Tazzalenghe ("tongue ripper") is another interesting variety. So called because of its high acidity and tannin levels. There are no known plantings in the USofA. It is not available from FPS/Davis. Somebody oughta jump on the bandwagon and bring some in. It'll be the next Merlot craze.
Of these three varieties we tried, I was most impressed by the Schiopettinos. They had a lovely black cherry character to them, quite spicy/peppery, and more high-toned & Calif in character than the other two. The Refoschi all showed that rough/slightly coarse character I get from Refosco, not quite as interesting. The two Tazzalenghe we had were not nearly as tongue-ripping as the other 7-8 Tazzalenghes I've tried. More like Tazzalenghe-Lite perhaps. Also very interesting wines as well. All of these should be being grown in Calif. Drive the friggin' Merlot market into oblivion.

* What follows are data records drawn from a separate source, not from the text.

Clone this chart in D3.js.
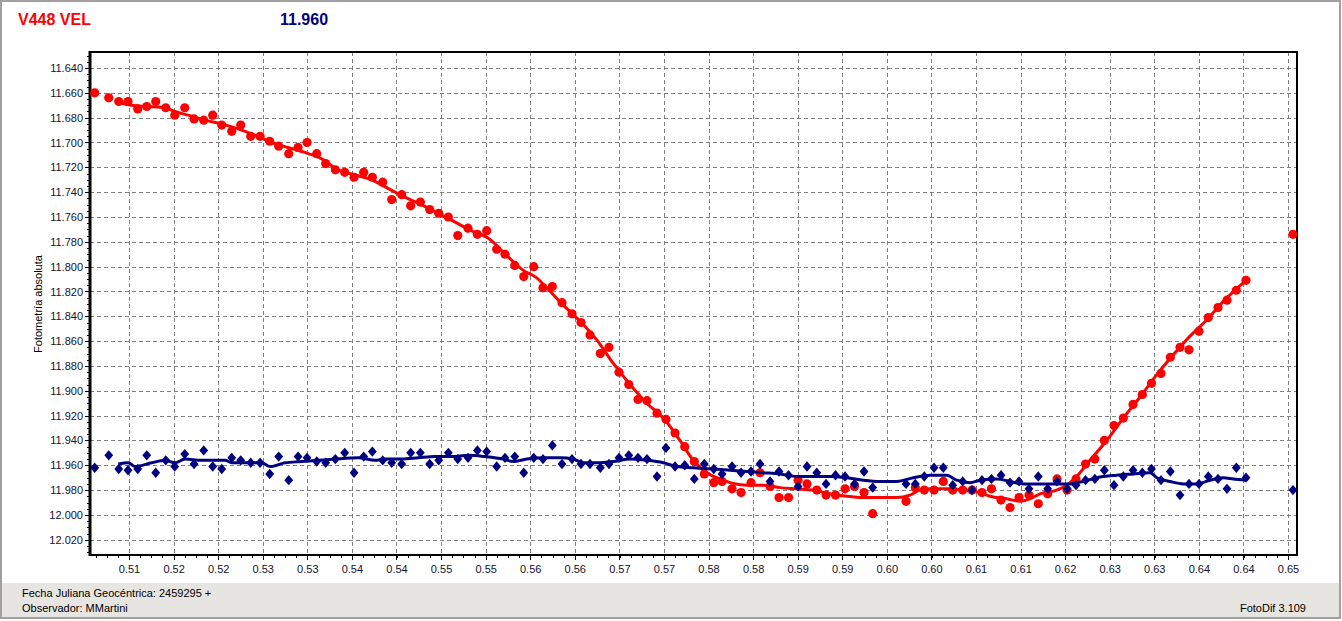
<!DOCTYPE html>
<html><head><meta charset="utf-8">
<script src="https://cdn.jsdelivr.net/npm/d3@7/dist/d3.min.js"></script>
<style>
body{margin:0;background:#fff;overflow:hidden;}
text{font-family:"Liberation Sans",Arial,sans-serif;}
</style>
</head><body>
<svg id="chart" width="1342" height="621"></svg>
<script>
// ---- data (fraction of JD 2459295, magnitudes) ----
const times = [
0.50659,0.50823,0.50940,0.51048,0.51162,0.51267,0.51372,0.51489,0.51594,0.51711,
0.51820,0.51933,0.52038,0.52143,0.52260,0.52365,0.52482,0.52591,0.52704,0.52809,
0.52926,0.53035,0.53140,0.53253,0.53358,0.53471,0.53580,0.53689,0.53802,0.53903,
0.54024,0.54129,0.54246,0.54351,0.54464,0.54573,0.54679,0.54791,0.54901,0.55021,
0.55130,0.55239,0.55356,0.55453,0.55567,0.55672,0.55789,0.55897,0.56006,0.56119,
0.56236,0.56341,0.56446,0.56567,0.56668,0.56785,0.56899,0.57007,0.57112,0.57229,
0.57334,0.57440,0.57553,0.57665,0.57782,0.57892,0.57989,0.58106,0.58211,0.58328,
0.58433,0.58550,0.58655,0.58766,0.58877,0.58982,0.59096,0.59204,0.59315,0.59426,
0.59537,0.59648,0.59749,0.60139,0.60247,0.60352,0.60466,0.60574,0.60684,0.60801,
0.60910,0.61026,0.61137,0.61249,0.61354,0.61459,0.61576,0.61684,0.61794,0.61903,
0.62020,0.62125,0.62236,0.62345,0.62456,0.62569,0.62678,0.62791,0.62900,0.63007,
0.63118,0.63227,0.63340,0.63445,0.63562,0.63671,0.63784,0.63889,0.63998,0.64111,
0.64660];
const targetMag = [
11.660,11.664,11.667,11.667,11.673,11.671,11.667,11.672,11.678,11.672,
11.681,11.682,11.678,11.686,11.691,11.686,11.695,11.695,11.699,11.703,
11.709,11.704,11.700,11.709,11.717,11.722,11.724,11.728,11.724,11.728,
11.732,11.746,11.742,11.751,11.748,11.754,11.757,11.760,11.775,11.769,
11.774,11.771,11.786,11.790,11.799,11.808,11.800,11.817,11.816,11.829,
11.838,11.845,11.855,11.870,11.865,11.885,11.895,11.907,11.908,11.918,
11.923,11.934,11.945,11.957,11.967,11.974,11.973,11.979,11.982,11.974,
11.966,11.977,11.986,11.986,11.972,11.975,11.980,11.984,11.984,11.979,
11.977,11.982,11.999,11.989,11.978,11.980,11.980,11.973,11.980,11.980,
11.980,11.982,11.979,11.988,11.994,11.986,11.984,11.991,11.983,11.971,
11.980,11.971,11.959,11.955,11.940,11.928,11.922,11.911,11.903,11.894,
11.886,11.873,11.865,11.867,11.852,11.841,11.833,11.827,11.819,11.811,
11.774];
const checkMag = [
11.962,11.952,11.963,11.964,11.963,11.952,11.966,11.956,11.961,11.951,
11.959,11.948,11.961,11.963,11.954,11.956,11.958,11.958,11.967,11.953,
11.972,11.953,11.954,11.957,11.958,11.955,11.950,11.966,11.953,11.949,
11.956,11.958,11.959,11.950,11.950,11.959,11.956,11.950,11.955,11.954,
11.948,11.949,11.961,11.954,11.953,11.966,11.954,11.955,11.944,11.959,
11.955,11.959,11.959,11.962,11.959,11.954,11.952,11.954,11.955,11.969,
11.946,11.961,11.960,11.971,11.959,11.963,11.967,11.961,11.966,11.965,
11.959,11.973,11.965,11.968,11.977,11.961,11.966,11.975,11.968,11.969,
11.975,11.965,11.978,11.975,11.975,11.969,11.962,11.962,11.976,11.973,
11.980,11.972,11.971,11.968,11.974,11.973,11.979,11.969,11.979,11.973,
11.979,11.976,11.972,11.971,11.964,11.976,11.969,11.964,11.966,11.963,
11.972,11.965,11.984,11.975,11.975,11.969,11.971,11.979,11.962,11.970,
11.980];
// smoothed curves as drawn in the picture
const targetFitT = [0.50940,0.51087,0.51282,0.51477,0.51594,0.51749,0.51945,0.52139,0.52334,0.52529,0.52723,0.52918,0.53113,0.53307,0.53502,0.53697,0.53891,0.54086,0.54281,0.54475,0.54670,0.54866,0.55060,0.55255,0.55473,0.55667,0.55824,0.55940,0.56134,0.56330,0.56525,0.56719,0.56914,0.57109,0.57303,0.57498,0.57653,0.57810,0.57965,0.58082,0.58277,0.58471,0.58666,0.58861,0.59055,0.59251,0.59446,0.59640,0.59835,0.60030,0.60185,0.60302,0.60419,0.60614,0.60808,0.61003,0.61120,0.61315,0.61471,0.61587,0.61704,0.61899,0.62016,0.62133,0.62288,0.62483,0.62677,0.62873,0.63068,0.63262,0.63457,0.63652,0.63846,0.64111];
const targetFitMag = [11.668,11.670,11.671,11.672,11.675,11.678,11.682,11.685,11.689,11.694,11.700,11.704,11.708,11.713,11.722,11.726,11.730,11.737,11.744,11.750,11.757,11.764,11.771,11.777,11.791,11.803,11.809,11.817,11.831,11.844,11.859,11.878,11.895,11.910,11.922,11.940,11.956,11.966,11.971,11.974,11.976,11.976,11.978,11.979,11.980,11.983,11.985,11.986,11.986,11.986,11.984,11.980,11.979,11.979,11.980,11.982,11.985,11.987,11.989,11.987,11.983,11.980,11.976,11.969,11.956,11.940,11.922,11.905,11.887,11.871,11.856,11.843,11.828,11.811];
const checkFitT = [0.50935,0.51052,0.51130,0.51325,0.51481,0.51598,0.51714,0.51909,0.52182,0.52260,0.52494,0.52611,0.52708,0.52883,0.53078,0.53272,0.53467,0.53739,0.53934,0.54051,0.54246,0.54440,0.54635,0.54830,0.55024,0.55220,0.55433,0.55550,0.55707,0.55940,0.56096,0.56251,0.56368,0.56525,0.56719,0.56914,0.57109,0.57303,0.57459,0.57653,0.57887,0.58082,0.58277,0.58471,0.58666,0.58861,0.59055,0.59251,0.59446,0.59640,0.59835,0.60030,0.60224,0.60419,0.60614,0.60731,0.60886,0.61003,0.61198,0.61354,0.61509,0.61704,0.61899,0.62055,0.62210,0.62367,0.62600,0.62794,0.62989,0.63068,0.63223,0.63379,0.63535,0.63690,0.63846,0.63963,0.64111];
const checkFitMag = [11.959,11.958,11.961,11.958,11.956,11.958,11.955,11.956,11.956,11.958,11.958,11.958,11.961,11.958,11.957,11.956,11.955,11.954,11.956,11.955,11.955,11.954,11.953,11.953,11.952,11.953,11.955,11.957,11.955,11.954,11.954,11.955,11.958,11.958,11.957,11.955,11.956,11.958,11.961,11.962,11.963,11.964,11.965,11.966,11.967,11.969,11.969,11.969,11.970,11.972,11.973,11.973,11.970,11.968,11.968,11.972,11.974,11.972,11.971,11.973,11.975,11.975,11.975,11.975,11.973,11.970,11.968,11.967,11.966,11.970,11.973,11.975,11.975,11.972,11.970,11.971,11.972];
// axis ticks
const xTickValues = [0.51060,0.51581,0.52102,0.52622,0.53143,0.53664,0.54185,0.54706,0.55227,0.55747,0.56268,0.56789,0.57310,0.57831,0.58352,0.58872,0.59393,0.59914,0.60435,0.60956,0.61477,0.61997,0.62518,0.63039,0.63560,0.64081,0.64602];
const xTickLabels = ["0.51","0.52","0.52","0.53","0.53","0.54","0.54","0.55","0.55","0.56","0.56","0.57","0.57","0.58","0.58","0.59","0.59","0.60","0.60","0.61","0.61","0.62","0.63","0.63","0.64","0.64","0.65"];
const yTickValues = [11.64,11.66,11.68,11.70,11.72,11.74,11.76,11.78,11.80,11.82,11.84,11.86,11.88,11.90,11.92,11.94,11.96,11.98,12.00,12.02];
const yTickLabels = ["11.640","11.660","11.680","11.700","11.720","11.740","11.760","11.780","11.800","11.820","11.840","11.860","11.880","11.900","11.920","11.940","11.960","11.980","12.000","12.020"];
const starName = "V448 VEL";
const checkValue = "11.960";
const yTitle = "Fotometría absoluta";
const footerLines = ["Fecha Juliana Geocéntrica: 2459295 +", "Observador: MMartini"];
const footerRight = "FotoDif 3.109";

// ---- layout ----
const W = 1342, H = 621;
const plot = {left: 90, top: 52, right: 1297, bottom: 555};
const svg = d3.select("#chart");

const x = d3.scaleLinear().domain([0.50604, 0.64707]).range([plot.left, plot.right]);
const y = d3.scaleLinear().domain([11.62711, 12.03227]).range([plot.top, plot.bottom]);

// background & window frame
svg.append("rect").attr("x",0).attr("y",0).attr("width",W).attr("height",H).attr("fill","#fff");
svg.append("rect").attr("x",1).attr("y",583).attr("width",1339).attr("height",35).attr("fill","#e7e5e2");
svg.append("rect").attr("x",1).attr("y",1).attr("width",1339).attr("height",617)
  .attr("fill","none").attr("stroke","#a0a0a0").attr("stroke-width",2);

// titles
svg.append("text").attr("x",18).attr("y",25).attr("fill","#ff0000").attr("font-weight","bold")
  .attr("font-size",16).text(starName);
svg.append("text").attr("x",280).attr("y",25).attr("fill","#000080").attr("font-weight","bold")
  .attr("font-size",16).text(checkValue);

// grid
const grid = svg.append("g").attr("stroke","#808080").attr("stroke-width",1)
  .attr("stroke-dasharray","4,3").attr("shape-rendering","crispEdges");
grid.selectAll("line.h").data(yTickValues).join("line")
  .attr("x1",plot.left).attr("x2",plot.right)
  .attr("y1",d=>Math.round(y(d))+0.5).attr("y2",d=>Math.round(y(d))+0.5);
grid.selectAll("line.v").data(xTickValues).join("line")
  .attr("y1",plot.top).attr("y2",plot.bottom)
  .attr("x1",d=>Math.round(x(d))+0.5).attr("x2",d=>Math.round(x(d))+0.5);

// minor ticks
const xStep = xTickValues[1]-xTickValues[0];
const xMinor = [];
for (let v = xTickValues[0]; v > x.domain()[0]; v -= xStep/4) xMinor.push(v);
for (let v = xTickValues[0]; v < x.domain()[1]; v += xStep/4) xMinor.push(v);
const yMinor = [];
for (let v = 11.630; v < 12.032; v += 0.005) yMinor.push(+v.toFixed(3));

const minG = svg.append("g").attr("stroke","#000").attr("stroke-width",1).attr("shape-rendering","crispEdges");
minG.selectAll("line.xm").data(xMinor).join("line")
  .attr("x1",d=>Math.round(x(d))+0.5).attr("x2",d=>Math.round(x(d))+0.5)
  .attr("y1",plot.bottom).attr("y2",plot.bottom+3);
minG.selectAll("line.ym").data(yMinor).join("line")
  .attr("y1",d=>Math.round(y(d))+0.5).attr("y2",d=>Math.round(y(d))+0.5)
  .attr("x1",plot.left-3).attr("x2",plot.left);

// axes
const xAxis = d3.axisBottom(x).tickValues(xTickValues).tickFormat((d,i)=>xTickLabels[i]).tickSize(5).tickPadding(5);
const gx = svg.append("g").attr("transform",`translate(0,${plot.bottom})`).call(xAxis);
const yAxis = d3.axisLeft(y).tickValues(yTickValues).tickFormat((d,i)=>yTickLabels[i]).tickSize(5).tickPadding(2);
const gy = svg.append("g").attr("transform",`translate(${plot.left},0)`).call(yAxis);
[gx,gy].forEach(g=>{
  g.select(".domain").remove();
  g.selectAll(".tick line").attr("stroke","#000").attr("shape-rendering","crispEdges");
  g.selectAll(".tick text").attr("font-size",11).attr("fill","#14122e")
    .attr("font-family",'"Liberation Sans",Arial,sans-serif');
});

// y axis title
svg.append("text").attr("transform","translate(42,304) rotate(-90)").attr("text-anchor","middle")
  .attr("font-size",11).attr("fill","#000").text(yTitle);

// plot frame
svg.append("rect").attr("x",plot.left).attr("y",plot.top)
  .attr("width",plot.right-plot.left).attr("height",plot.bottom-plot.top)
  .attr("fill","none").attr("stroke","#000").attr("stroke-width",2);
svg.append("line").attr("x1",plot.left).attr("x2",plot.left).attr("y1",plot.top-1).attr("y2",plot.bottom+1)
  .attr("stroke","#000").attr("stroke-width",3);

// data
const lineGen = d3.line().x(d=>x(d[0])).y(d=>y(d[1])).curve(d3.curveMonotoneX);
const data = times.map((t,i)=>({t, target: targetMag[i], check: checkMag[i]}));

const gData = svg.append("g");
// target (red)
gData.append("path").datum(targetFitT.map((t,i)=>[t,targetFitMag[i]]))
  .attr("d",lineGen).attr("fill","none").attr("stroke","#ff0000").attr("stroke-width",3)
  .attr("stroke-linejoin","round");
gData.selectAll("circle.tg").data(data).join("circle")
  .attr("cx",d=>x(d.t)).attr("cy",d=>y(d.target)).attr("r",4.6).attr("fill","#ff0000");
// check (navy)
gData.append("path").datum(checkFitT.map((t,i)=>[t,checkFitMag[i]]))
  .attr("d",lineGen).attr("fill","none").attr("stroke","#000080").attr("stroke-width",3)
  .attr("stroke-linejoin","round");
const diamond = d3.symbol().type(d3.symbolSquare).size(46);
gData.selectAll("path.ck").data(data).join("path")
  .attr("d",diamond)
  .attr("transform",d=>`translate(${x(d.t)},${y(d.check)}) scale(0.92,1.08) rotate(45)`)
  .attr("fill","#000080");

// footer
svg.append("text").attr("x",22).attr("y",597).attr("font-size",11).attr("fill","#000").text(footerLines[0]);
svg.append("text").attr("x",22).attr("y",612).attr("font-size",11).attr("fill","#000").text(footerLines[1]);
svg.append("text").attr("x",1306).attr("y",612).attr("font-size",11).attr("fill","#000")
  .attr("text-anchor","end").text(footerRight);
</script>
</body></html>
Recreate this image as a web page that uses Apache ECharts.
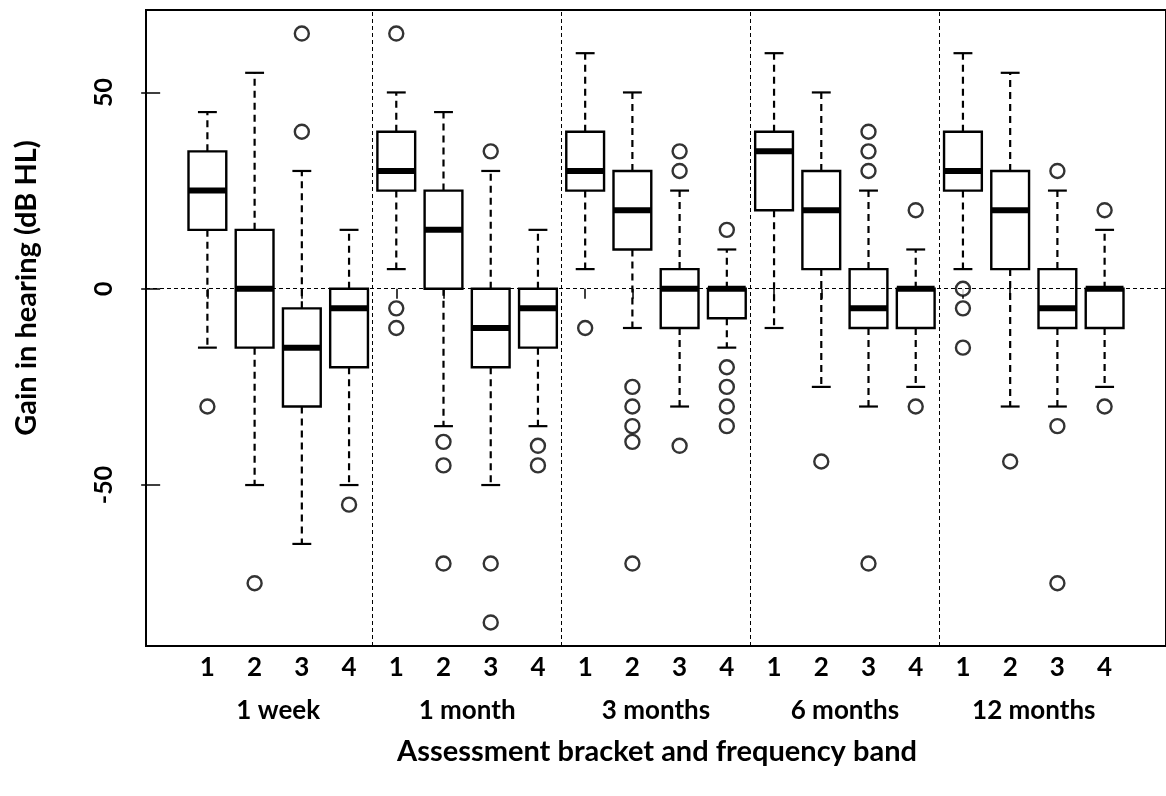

2. Holdredge: I was mightly impressed with John's '07 version. He seems to have pulled back on the oak and really let the Schiopettino shine thru. All you could ask for in a good drinking red.
3. Bulfon: I would have loved to include some of Emilio Bulfon's wines (www.bulfon.it/) in this tasting, but not been up to Boulder of late to pick up any. He's a guy that specializes in Friulian indigenous varieties. His WebSite is very interesting if you can get by the cheesy/soporific music.